The NFL has signed a 5-year deal with Verizon (VZ), valued at $500 million/year, that enables the telecom giant to stream in-market and nationally televised league games (and access to on-demand content) to any mobile device, Oath owned web property (i.e. Yahoo (AABA), Yahoo Sports, AOL, Go90) or connected TV nationwide; regardless of carrier, beginning in January. The new deal provides VZ with the ability to sell select in-game ad spots, but does not include the exclusivity it enjoys under the terms of the expiring contract (4 years, $250 million/year). DirecTV (T) owns the rights to stream out-of-market games through the 2022 season.

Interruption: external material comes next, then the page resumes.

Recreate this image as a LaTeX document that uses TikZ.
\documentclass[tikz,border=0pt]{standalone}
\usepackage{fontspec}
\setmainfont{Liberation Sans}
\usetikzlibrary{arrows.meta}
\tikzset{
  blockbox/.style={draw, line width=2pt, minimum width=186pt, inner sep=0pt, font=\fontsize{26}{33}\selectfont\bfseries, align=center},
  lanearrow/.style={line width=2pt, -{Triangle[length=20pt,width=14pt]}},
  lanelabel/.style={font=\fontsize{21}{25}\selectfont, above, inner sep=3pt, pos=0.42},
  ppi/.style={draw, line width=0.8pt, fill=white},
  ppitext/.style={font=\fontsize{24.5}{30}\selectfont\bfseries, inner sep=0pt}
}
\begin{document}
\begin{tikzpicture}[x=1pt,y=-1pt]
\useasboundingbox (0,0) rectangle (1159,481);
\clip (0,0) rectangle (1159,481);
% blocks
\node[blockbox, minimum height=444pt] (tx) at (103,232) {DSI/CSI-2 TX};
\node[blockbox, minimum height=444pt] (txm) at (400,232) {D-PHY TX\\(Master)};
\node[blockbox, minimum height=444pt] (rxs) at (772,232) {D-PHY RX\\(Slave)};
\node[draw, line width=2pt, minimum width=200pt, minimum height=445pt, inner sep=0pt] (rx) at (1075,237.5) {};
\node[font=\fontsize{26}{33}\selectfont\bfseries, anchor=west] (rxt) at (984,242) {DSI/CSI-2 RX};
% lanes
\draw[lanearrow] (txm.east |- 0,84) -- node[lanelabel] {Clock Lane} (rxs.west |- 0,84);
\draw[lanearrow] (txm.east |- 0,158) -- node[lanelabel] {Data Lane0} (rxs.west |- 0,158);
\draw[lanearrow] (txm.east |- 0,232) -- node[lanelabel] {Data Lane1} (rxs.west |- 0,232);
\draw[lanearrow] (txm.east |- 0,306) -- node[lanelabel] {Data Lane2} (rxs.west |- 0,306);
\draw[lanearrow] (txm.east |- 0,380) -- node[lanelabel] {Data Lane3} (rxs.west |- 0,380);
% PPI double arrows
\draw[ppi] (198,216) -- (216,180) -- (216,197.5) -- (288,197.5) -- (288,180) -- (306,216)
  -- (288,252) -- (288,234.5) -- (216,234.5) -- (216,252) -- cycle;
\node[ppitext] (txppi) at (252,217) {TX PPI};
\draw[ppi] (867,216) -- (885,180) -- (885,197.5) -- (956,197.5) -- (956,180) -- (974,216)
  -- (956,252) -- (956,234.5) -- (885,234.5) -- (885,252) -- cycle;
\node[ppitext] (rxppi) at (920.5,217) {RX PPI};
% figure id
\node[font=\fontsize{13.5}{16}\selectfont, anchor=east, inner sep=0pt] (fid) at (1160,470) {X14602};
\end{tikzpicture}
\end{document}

Howie Long-Short: Verizon acquired Yahoo! earlier this year for $4.5 billion, combining its media and technology assets with AOL’s (which it acquired for $4.4 billion in 2015) to form Oath; a company with 50+ brands (which also include the Huffington Post, TechCrunch and others) and a reach of over 200 million monthly unique users in the U.S. VZ sees the NFL as valuable content it can spread across Oath platforms (more valuable than the exclusivity), with Brian Angiolet, Global Chief Media and Content Officer calling football “the marquee sport” to drive an audience. He’s right and that by a mile. The NFL is averaging 15.1 million viewers/game this season; the ’17 NBA playoffs on ESPN/ABC (1st Round – Conference Finals) averaged just 4.26 million.

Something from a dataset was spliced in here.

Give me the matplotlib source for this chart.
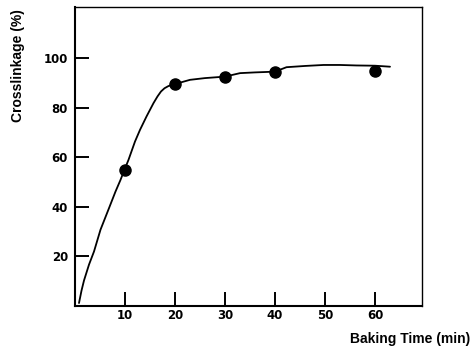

Fan Marino: Verizon customers have had the ability to stream NFL games on smartphones since 2010, but the remainder of the league’s fans have been blacked-out while on-the-go. Revoking Verizon’s exclusivity will result in broader availability and ultimately increased viewership for the league; but it’s the fans who win biggest with this deal. Fanatics will never again miss a minute of game action, while the casual cord-cutting fan can continue to follow the league and his/her home team.